2. Jason's boss gave him BBQ sauce on Sunday. Jason was all like "Why is there BBQ sauce on my desk." And his boss was all like "Because it's father's day." And Jason, politely I'm sure, informed him that he was not a father. Boss magnanimously replied that all men working on father's day merited a bottle of sauce so as not to leave anyone out. Well excuse me, but doesn't the term father's day necessarily leave people out? Say, non-fathers, for example? Everyone who is not a father? Have we become so overly politically correct as to reward every living thing with a dick a bottle of BBQ sauce just to say we were inclusive? Well, before you start thinking this backwards town that I live in is PC-minded at all, chew on this: the men got BBQ sauce for father's day...the women were each given a rose on mother's day. Now tell me, where in the world does BBQ sauce = rose ? That's not equal! And if it's not equal, then it's not exactly PC, and if not PC, then it's just plain weird, which was my inclination from the beginning! If equality is your bag baby, then give a stupid flower to everyone. However, I tend to think that parenthood is not equal. I mean, 24 hours of oozing labour is a pretty big divider, right? So if a year's worth of fathering is worth 1 bottle of BBQ sauce, then a year's worth of mothering must be worth an 8 week vacation in the Carribeans. At least.
3. My grandmother told me I have "a nice cleavage."
4. I went out for a walk the other day, wearing a white linen shirt over my new pink decolletage bra. I walked hours from home under gray skies with no umbrella, into parts of the city where hundreds of potential witnesses milled about. And it didn't rain. Not one drop. How weird is that?
5. It's summer time, so much of the city is pocked with construction sites right now. One such site, found on one of my excursions, beheld a sight that almost burned the retinas right out of my eyes. Picture this, if you can: some sort of hole was being dug into the black pavement. 6 men were sweating profusely as they dug. 12 men stood on, watching from a shaded area, sharing a thermos which I can only assume was lemonade. I did a doubletake: 6 men working. 12 supervising. That's a 2:1 ratio of not working to working, unheard of for city workers! What the hell! Usually at least 4 or 5 people stand around useless for every 1 person working. City tax dollars were barely being wasted at all! I would say money was only hemorrhaging from this project, which is a lot less serious than the usual monsoons of waste that I see every other day. How could this be?
6. Putting as much distance between myself and the above affair, I crossed into what may be referred to as this city's ghetto area. Houses are dilapidated. Shingles are a luxury most people are content without. Shutters hang on by a string, if they hang at all, unpainted and ugly.
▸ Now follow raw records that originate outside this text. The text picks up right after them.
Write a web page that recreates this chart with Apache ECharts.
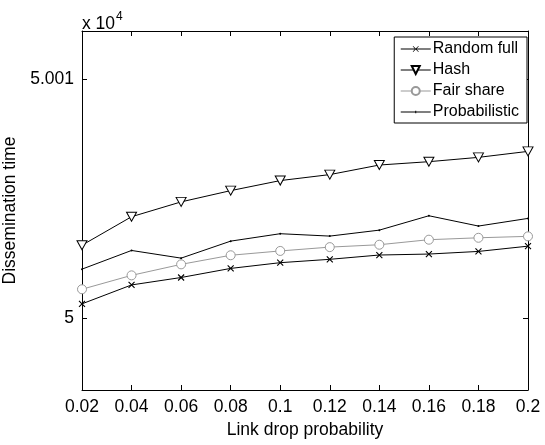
<!DOCTYPE html>
<html>
<head>
<meta charset="utf-8">
<script src="https://cdn.jsdelivr.net/npm/echarts@6/dist/echarts.min.js"></script>
<style>html,body{margin:0;padding:0;background:#fff}#c{width:545px;height:445px}</style>
</head>
<body>
<div id="c"></div>
<script>
// Data (values in units of 10^4)
var categories = ['0.02','0.04','0.06','0.08','0.1','0.12','0.14','0.16','0.18','0.2'];
var randomFull   = [5.000060,5.000139,5.000170,5.000208,5.000232,5.000246,5.000264,5.000268,5.000279,5.000301];
var hashVals     = [5.000305,5.000424,5.000486,5.000533,5.000575,5.000600,5.000640,5.000654,5.000672,5.000697];
var fairShare    = [5.000121,5.000179,5.000225,5.000263,5.000281,5.000297,5.000307,5.000328,5.000336,5.000342];
var probabilistic= [5.000205,5.000283,5.000251,5.000322,5.000353,5.000343,5.000368,5.000428,5.000385,5.000417];
var yTickValues = [5, 5.001];
var yTickLabels = ['5', '5.001'];
var seriesNames = ['Random full','Hash','Fair share','Probabilistic'];

var FONT = '"Liberation Sans", Arial, Helvetica, sans-serif';
var chart = echarts.init(document.getElementById('c'), null, {renderer:'canvas'});
var axisLine = {show:true, lineStyle:{color:'#000', width:1}};
var yMin = 4.9997, yMax = 5.0012;
function yLabel(v){ for (var i=0;i<yTickValues.length;i++){ if (Math.abs(v-yTickValues[i])<1e-9) return yTickLabels[i]; } return ''; }

chart.setOption({
  animation:false,
  backgroundColor:'#fff',
  textStyle:{fontFamily:FONT},
  grid:{left:82, right:17, top:31, bottom:55, containLabel:false, outerBoundsMode:'none'},
  legend:{
    orient:'vertical', right:18, top:37,
    data:[
      {name:seriesNames[0], icon:'path://M0,5.5h30v1h-30z M12,3.6L12.4,3.2L18,8.6L17.6,9z M17.6,3.2L18,3.6L12.4,9L12,8.6z', itemStyle:{borderWidth:0, color:'#000'}},
      {name:seriesNames[1]},
      {name:seriesNames[2]},
      {name:seriesNames[3], icon:'path://M0,5.5h30v1h-30z M14.5,4.8h1v2.4h-1z', itemStyle:{borderWidth:0, color:'#000'}}
    ],
    backgroundColor:'#fff', borderColor:'#000', borderWidth:1,
    padding:[4,8,3,6], itemGap:5, itemWidth:30, itemHeight:10,
    lineStyle:{width:1},
    textStyle:{fontFamily:FONT, fontSize:16, color:'#000', padding:[0,0,0,-3], lineHeight:16}
  },
  graphic:[{
    type:'text', left:82, top:11,
    style:{
      text:'{a|x 10}{b|4}',
      rich:{
        a:{fontFamily:FONT, fontSize:17.5, fill:'#000', verticalAlign:'bottom'},
        b:{fontFamily:FONT, fontSize:12, fill:'#000', padding:[0,0,10,1], verticalAlign:'bottom'}
      }
    }
  }],
  xAxis:[{
    type:'category', data:categories, boundaryGap:false, position:'bottom',
    axisLine:axisLine,
    axisTick:{show:true, inside:true, length:5, lineStyle:{color:'#000'}},
    axisLabel:{color:'#000', fontSize:17.5, fontFamily:FONT, margin:8},
    splitLine:{show:false},
    name:'Link drop probability', nameLocation:'middle', nameGap:31,
    nameTextStyle:{color:'#000', fontSize:17.5, fontFamily:FONT}
  },{
    type:'category', data:categories, boundaryGap:false, position:'top',
    axisLine:axisLine,
    axisTick:{show:true, inside:true, length:5, lineStyle:{color:'#000'}},
    axisLabel:{show:false}, splitLine:{show:false}
  }],
  yAxis:[{
    type:'value', min:yMin, max:yMax, position:'left',
    axisLine:axisLine,
    axisTick:{show:true, inside:true, length:5, lineStyle:{color:'#000'}, customValues:yTickValues},
    axisLabel:{color:'#000', fontSize:17.5, fontFamily:FONT, margin:8, customValues:yTickValues, formatter:yLabel},
    splitLine:{show:false},
    name:'Dissemination time', nameLocation:'middle', nameGap:57,
    nameTextStyle:{color:'#000', fontSize:17.5, fontFamily:FONT}
  },{
    type:'value', min:yMin, max:yMax, position:'right',
    axisLine:axisLine,
    axisTick:{show:true, inside:true, length:5, lineStyle:{color:'#000'}, customValues:yTickValues},
    axisLabel:{show:false}, splitLine:{show:false}
  }],
  series:[{
    name:seriesNames[0], type:'line', data:randomFull,
    symbol:'path://M0,0L10,10M10,0L0,10', symbolSize:6, showAllSymbol:true,
    lineStyle:{color:'#000', width:1},
    itemStyle:{color:'#000', borderColor:'#000', borderWidth:1.1}
  },{
    name:seriesNames[1], type:'line', data:hashVals,
    symbol:'triangle', symbolRotate:180, symbolSize:[10,9], showAllSymbol:true,
    lineStyle:{color:'#000', width:1},
    itemStyle:{color:'#fff', borderColor:'#000', borderWidth:1}
  },{
    name:seriesNames[2], type:'line', data:fairShare,
    symbol:'circle', symbolSize:9, showAllSymbol:true,
    lineStyle:{color:'#999', width:1},
    itemStyle:{color:'#fff', borderColor:'#999', borderWidth:1}
  },{
    name:seriesNames[3], type:'line', data:probabilistic,
    symbol:'circle', symbolSize:2, showAllSymbol:true,
    lineStyle:{color:'#000', width:1},
    itemStyle:{color:'#000', borderColor:'#000', borderWidth:0}
  }]
});
</script>
</body>
</html>
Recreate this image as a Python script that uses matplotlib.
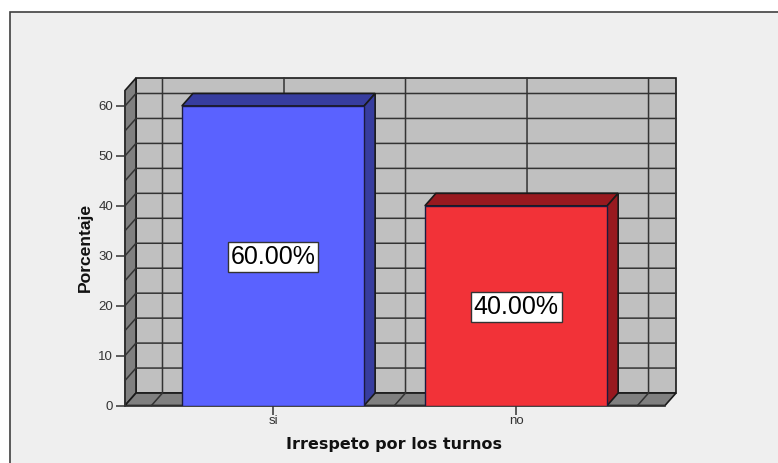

Random furniture takes up space on limited lawns, 5 or 6 homeboys in wifebeaters sit crowded on outdoor couches that must house hundreds if not thousands of fleas and lice and other vermin I know nothing of. There is chalk on the sidewalks. No, not police outlines, this is Canada, where we don't have murder. But strangely, none of the following either:
- For a good time call ____________
-Swear words
-Big giant phallic pictures
In fact, the sidewalks were simply decorated by children. There were stick figures and rainbows and unicorns. Nothing lewd at all. Maybe I stepped into some sort of twilight zone.
7. There is a dentist's office that faces one of the main drags in this city. The entire wall is made of window, so when you drive by, you get a glimpse of people sitting in great big chairs, just a blur really, but you get the impression. When you walk by this building, it's way creepier. I felt like a peeping tom looking in on someone getting a root canal. They're high on laughing gas, one eye is lolling about in its socket while the other is trying to focus out the window at the street where I am feeling very guilty for existing. So I discreetly avert my eyes, choosing to look across the street instead. And what's on the other side of the street? A high school track. And boys are running on the track...no, wait. These are men. One is topless, and gleaming in the sunlight. I trot across the street to get a better look. When he sees that I am watching, the golden-chested man gestures to his buddies, and suddenly they all remove their shirts and wave them at me, shouting I don't know what. I laugh, and clap, and wave back. Strange days indeed.
8. Jason says to me "I really like your new bra." And I say thanks, but before I move the conversation in a different direction, he elaborates. "It makes your boobs look a bit smaller, but they're pushed up higher. More out. I like it." I give him a blank look. "Know what I mean?" he asks, and I tell him that I do not. Later that night, off comes the shirt, and the bra. Jason points: "See! Look! Scientific proof!" he exclaims to my chest. I confirm that I am a girl, and he is a boy, and he need not point it out every time I take my top off. "No, no," he says, "look." And I look down at my boobs, and I see what he means. The tops of my breasts have been brown and sun-kissed for weeks. Tonight there is something more; an extra half-moon of pink at the edge of the tan, where white skin almost down to the nipple has seen sun for the first time. Jason was right: the new bra shoved them out further. Whoa man, that's heavy: Jason was right.
And so you can see why I might believe that the world is coming to an end. I will keep an eye out for chickens tomorrow, and if one should happen to be hollering "The sky is falling! The sky is falling!" I, for one, will believe her.